I read an article in the “Microprocessor Report” that very clearly described CUDA and the architecture of the 8800 series GPUs. However, I’m a bit confused about the usefulness of having more threads than thread processors.

If the GPU has only 128 thread processors, why have more than 128 threads?

If my understanding is correct, wouldn’t the additional threads just be waiting for an available thread processor?

I know why this is useful for traditional OS threads blocked on I/O. However, even if the time to switch threads is zero, I still don’t understand why have more threads than thread processors makes any sense.

Does having a pool of ready but waiting threads mask some memory latencies?

Hopefully, someone will clear up my confusion about threading. Be gentle, I’m not an aged and experienced boffin, after all!

Thanks,
Jimin

If I were you, I would stay away from optimizing it until you have a slow, inefficient, plus reliable working version first. This could even be implemented in a scripting language. One side benefit to having a slow, reliable version is that you can use it to test your optimized version.

Yes, that is exactly what it does. Plus, you can scale up your program in the future to newer hardware that has more multiprocessors–but only if you have more threads than processors on your current platform.

Ask and you shall receive.

Knock and the door shall be opened for you.

;)

The GPU is designed to interleave computation and memory accesses. So, while one thread is running and waiting for it’s memory read to happen, others can run and perform arithmetic. And the GPU is designed to do this on a massive scale, capable of keeping about 10,000 threads all interleaving at the same time.

Running more than 10,000 threads doesn’t give you any performance penalty either.
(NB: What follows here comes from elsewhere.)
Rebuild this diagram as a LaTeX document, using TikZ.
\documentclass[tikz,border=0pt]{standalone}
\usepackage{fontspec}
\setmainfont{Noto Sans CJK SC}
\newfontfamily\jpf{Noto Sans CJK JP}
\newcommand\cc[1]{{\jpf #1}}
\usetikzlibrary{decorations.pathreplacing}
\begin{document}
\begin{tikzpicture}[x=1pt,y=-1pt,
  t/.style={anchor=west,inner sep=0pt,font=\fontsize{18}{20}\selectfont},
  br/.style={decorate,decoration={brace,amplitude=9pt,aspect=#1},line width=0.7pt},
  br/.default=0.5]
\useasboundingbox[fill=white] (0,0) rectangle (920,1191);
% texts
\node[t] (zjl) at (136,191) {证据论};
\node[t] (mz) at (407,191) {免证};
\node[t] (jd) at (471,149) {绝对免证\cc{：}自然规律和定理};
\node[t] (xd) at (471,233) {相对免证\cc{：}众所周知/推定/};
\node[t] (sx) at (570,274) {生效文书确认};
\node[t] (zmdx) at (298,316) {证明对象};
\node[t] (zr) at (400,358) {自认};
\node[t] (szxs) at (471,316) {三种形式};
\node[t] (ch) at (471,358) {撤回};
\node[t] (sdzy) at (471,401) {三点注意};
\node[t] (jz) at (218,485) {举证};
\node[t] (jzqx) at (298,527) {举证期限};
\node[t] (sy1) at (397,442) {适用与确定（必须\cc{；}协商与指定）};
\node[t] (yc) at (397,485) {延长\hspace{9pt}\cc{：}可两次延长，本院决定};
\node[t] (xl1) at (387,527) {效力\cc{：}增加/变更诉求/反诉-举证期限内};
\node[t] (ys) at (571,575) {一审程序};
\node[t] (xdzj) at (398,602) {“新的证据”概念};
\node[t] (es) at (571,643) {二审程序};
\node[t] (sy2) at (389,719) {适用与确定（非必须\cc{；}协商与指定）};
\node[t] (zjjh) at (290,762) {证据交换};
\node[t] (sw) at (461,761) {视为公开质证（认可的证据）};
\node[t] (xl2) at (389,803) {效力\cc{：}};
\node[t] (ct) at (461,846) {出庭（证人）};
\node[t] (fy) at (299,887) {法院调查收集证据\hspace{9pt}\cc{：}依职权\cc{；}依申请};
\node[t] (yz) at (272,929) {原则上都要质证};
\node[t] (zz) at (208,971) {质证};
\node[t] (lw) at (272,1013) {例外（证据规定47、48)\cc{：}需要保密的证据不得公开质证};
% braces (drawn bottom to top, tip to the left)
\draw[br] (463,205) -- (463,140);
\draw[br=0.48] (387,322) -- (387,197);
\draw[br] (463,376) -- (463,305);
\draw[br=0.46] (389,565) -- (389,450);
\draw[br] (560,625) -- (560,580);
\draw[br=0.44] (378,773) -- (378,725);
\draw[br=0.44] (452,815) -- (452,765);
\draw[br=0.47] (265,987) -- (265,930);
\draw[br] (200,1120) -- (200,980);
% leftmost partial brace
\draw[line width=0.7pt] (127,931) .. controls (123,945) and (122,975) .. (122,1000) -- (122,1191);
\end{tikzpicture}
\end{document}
As soon as some blocks finish, others that are waiting will jump to fill in the empty space. In fact, running more and more threads usually helps performance, as long as you have work for all of them.
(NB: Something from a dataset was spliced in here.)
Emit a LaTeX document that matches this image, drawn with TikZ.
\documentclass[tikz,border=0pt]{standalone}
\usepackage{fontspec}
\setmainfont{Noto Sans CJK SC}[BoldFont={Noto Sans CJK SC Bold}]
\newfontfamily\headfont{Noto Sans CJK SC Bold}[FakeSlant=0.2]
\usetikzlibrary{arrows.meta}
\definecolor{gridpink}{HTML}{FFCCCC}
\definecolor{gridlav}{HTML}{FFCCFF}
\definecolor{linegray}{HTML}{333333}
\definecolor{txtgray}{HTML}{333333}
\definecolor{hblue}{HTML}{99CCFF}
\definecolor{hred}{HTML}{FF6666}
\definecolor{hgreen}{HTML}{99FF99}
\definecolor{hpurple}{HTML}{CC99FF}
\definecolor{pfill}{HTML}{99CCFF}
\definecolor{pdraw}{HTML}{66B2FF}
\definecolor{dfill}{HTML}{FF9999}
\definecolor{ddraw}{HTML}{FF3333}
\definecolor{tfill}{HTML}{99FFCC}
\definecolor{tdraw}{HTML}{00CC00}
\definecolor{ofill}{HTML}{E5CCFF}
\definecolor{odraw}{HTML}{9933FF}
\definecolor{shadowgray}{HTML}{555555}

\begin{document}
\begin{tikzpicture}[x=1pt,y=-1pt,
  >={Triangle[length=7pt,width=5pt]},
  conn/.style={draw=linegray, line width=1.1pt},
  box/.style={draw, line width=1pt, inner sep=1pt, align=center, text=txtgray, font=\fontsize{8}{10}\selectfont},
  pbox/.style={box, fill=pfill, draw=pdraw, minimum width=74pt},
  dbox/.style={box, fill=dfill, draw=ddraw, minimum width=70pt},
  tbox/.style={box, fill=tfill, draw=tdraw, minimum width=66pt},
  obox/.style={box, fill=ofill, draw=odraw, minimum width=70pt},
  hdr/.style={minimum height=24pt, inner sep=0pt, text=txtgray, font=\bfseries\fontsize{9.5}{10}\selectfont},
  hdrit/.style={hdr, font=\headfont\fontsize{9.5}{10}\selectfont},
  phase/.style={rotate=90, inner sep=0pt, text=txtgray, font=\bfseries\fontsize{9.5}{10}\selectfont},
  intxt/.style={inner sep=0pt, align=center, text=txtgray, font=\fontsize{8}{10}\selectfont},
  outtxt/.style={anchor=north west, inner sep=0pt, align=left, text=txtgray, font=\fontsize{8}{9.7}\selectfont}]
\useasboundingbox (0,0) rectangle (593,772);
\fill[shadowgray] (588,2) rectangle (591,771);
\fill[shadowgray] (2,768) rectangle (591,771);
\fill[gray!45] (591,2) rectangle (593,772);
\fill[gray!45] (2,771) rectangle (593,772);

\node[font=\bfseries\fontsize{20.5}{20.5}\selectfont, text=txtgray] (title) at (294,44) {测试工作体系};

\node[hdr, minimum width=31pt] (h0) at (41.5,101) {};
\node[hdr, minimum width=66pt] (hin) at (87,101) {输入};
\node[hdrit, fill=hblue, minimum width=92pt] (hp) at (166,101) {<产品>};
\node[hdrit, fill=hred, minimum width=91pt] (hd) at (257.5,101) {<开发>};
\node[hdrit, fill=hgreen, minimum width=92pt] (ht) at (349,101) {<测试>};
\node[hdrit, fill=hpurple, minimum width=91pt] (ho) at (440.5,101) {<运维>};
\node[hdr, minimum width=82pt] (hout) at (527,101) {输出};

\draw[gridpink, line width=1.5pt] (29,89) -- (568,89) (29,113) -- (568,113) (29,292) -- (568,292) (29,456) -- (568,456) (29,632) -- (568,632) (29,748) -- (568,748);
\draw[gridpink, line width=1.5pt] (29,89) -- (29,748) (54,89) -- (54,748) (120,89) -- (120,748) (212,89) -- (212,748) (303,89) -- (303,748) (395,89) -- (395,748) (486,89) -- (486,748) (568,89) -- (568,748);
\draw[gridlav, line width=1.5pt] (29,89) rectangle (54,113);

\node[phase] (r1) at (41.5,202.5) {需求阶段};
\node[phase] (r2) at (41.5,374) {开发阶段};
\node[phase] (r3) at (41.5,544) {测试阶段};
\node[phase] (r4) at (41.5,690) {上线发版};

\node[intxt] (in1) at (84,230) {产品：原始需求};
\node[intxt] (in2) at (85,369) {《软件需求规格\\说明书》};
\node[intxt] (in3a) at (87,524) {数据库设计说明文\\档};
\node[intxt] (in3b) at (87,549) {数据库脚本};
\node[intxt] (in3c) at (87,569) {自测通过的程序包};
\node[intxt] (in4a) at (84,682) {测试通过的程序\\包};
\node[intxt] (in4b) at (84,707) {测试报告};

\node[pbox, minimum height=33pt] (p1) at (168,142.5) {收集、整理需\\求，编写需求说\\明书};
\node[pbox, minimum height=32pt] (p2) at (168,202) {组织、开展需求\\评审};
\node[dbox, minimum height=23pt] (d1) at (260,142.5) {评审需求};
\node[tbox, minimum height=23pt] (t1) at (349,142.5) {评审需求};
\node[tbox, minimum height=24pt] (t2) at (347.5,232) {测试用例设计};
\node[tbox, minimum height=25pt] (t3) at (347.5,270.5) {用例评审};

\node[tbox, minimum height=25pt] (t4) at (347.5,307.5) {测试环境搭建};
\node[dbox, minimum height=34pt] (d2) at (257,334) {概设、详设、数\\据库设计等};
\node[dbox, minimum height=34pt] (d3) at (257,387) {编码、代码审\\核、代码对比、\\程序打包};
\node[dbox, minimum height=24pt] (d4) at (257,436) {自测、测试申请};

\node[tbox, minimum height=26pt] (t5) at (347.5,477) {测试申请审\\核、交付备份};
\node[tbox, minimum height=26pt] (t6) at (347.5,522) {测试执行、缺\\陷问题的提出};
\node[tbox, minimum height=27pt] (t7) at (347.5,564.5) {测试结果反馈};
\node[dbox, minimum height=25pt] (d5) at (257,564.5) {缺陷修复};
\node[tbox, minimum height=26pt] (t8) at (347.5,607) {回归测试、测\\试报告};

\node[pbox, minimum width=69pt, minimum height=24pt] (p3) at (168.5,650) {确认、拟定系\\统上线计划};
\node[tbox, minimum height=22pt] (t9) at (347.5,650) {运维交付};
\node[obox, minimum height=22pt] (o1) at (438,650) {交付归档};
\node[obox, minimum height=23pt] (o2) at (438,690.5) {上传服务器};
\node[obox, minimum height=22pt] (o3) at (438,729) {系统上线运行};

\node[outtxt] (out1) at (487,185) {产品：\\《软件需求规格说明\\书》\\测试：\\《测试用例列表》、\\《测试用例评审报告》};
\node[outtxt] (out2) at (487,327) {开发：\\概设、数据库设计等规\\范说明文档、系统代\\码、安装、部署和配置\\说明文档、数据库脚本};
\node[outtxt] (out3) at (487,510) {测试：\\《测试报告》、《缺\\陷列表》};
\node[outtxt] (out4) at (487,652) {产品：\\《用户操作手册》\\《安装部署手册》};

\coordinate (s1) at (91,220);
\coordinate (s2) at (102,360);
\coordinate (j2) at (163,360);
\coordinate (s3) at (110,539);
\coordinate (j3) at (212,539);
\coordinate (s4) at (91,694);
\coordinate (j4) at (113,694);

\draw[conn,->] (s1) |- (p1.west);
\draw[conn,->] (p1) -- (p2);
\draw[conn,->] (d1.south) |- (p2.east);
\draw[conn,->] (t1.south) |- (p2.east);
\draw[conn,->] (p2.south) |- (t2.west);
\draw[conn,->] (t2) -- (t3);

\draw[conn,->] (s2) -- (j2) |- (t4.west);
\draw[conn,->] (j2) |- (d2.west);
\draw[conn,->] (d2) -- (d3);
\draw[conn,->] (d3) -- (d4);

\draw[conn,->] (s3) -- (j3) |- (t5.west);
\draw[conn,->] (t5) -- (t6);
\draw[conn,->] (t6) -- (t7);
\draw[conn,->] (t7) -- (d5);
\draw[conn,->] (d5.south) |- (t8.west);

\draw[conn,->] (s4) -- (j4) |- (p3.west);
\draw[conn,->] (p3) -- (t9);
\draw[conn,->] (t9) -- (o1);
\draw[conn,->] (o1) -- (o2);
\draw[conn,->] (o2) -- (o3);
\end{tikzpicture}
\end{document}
As I understand it doesn’t matter whether you have a 128 thread processors as it is divided into 16 multiprocessors. And one block, with no matter how many threads, will run only on one multiprocssor!

Can anyone else confirm that this is true?

One more question. The shared memory is actually not a memory but a register array?

as 4096*4byte is exactly 16kb, which is the size of the local shared mem.

This is correct, you should think of threads and blocks as logical entities which are mapped to to the physical entities of stream processors and multiprocessors, respectively. You can (and should) have more threads per block than stream processors, and similarly you should have more blocks than multiprocessors.

The main difference between shared memory and the register array is that the shared memory supports indexing, whereas you cannot do that with registers. (At least, not with the instructions we have access to.) In terms of speed, the shared memory and the registers are the same, assuming there are no shared memory bank conflicts. One could easily imagine that in hardware they are implemented in a similar way.

In my experience, shared memory operations are slightly slower than register ones even without any bank conflicts, because they incur instruction overheads to load data from shared memory to registers, where actual computation is performed (more instructions are needed to store results back to shared memory). Other than that I think they’re equivalent.

Anjul

Hi There!! Geeky skool boy!

I would like to endorse Mr.Anderson’s reply. That captures it all.

“Latency Hiding” is the essence of performance.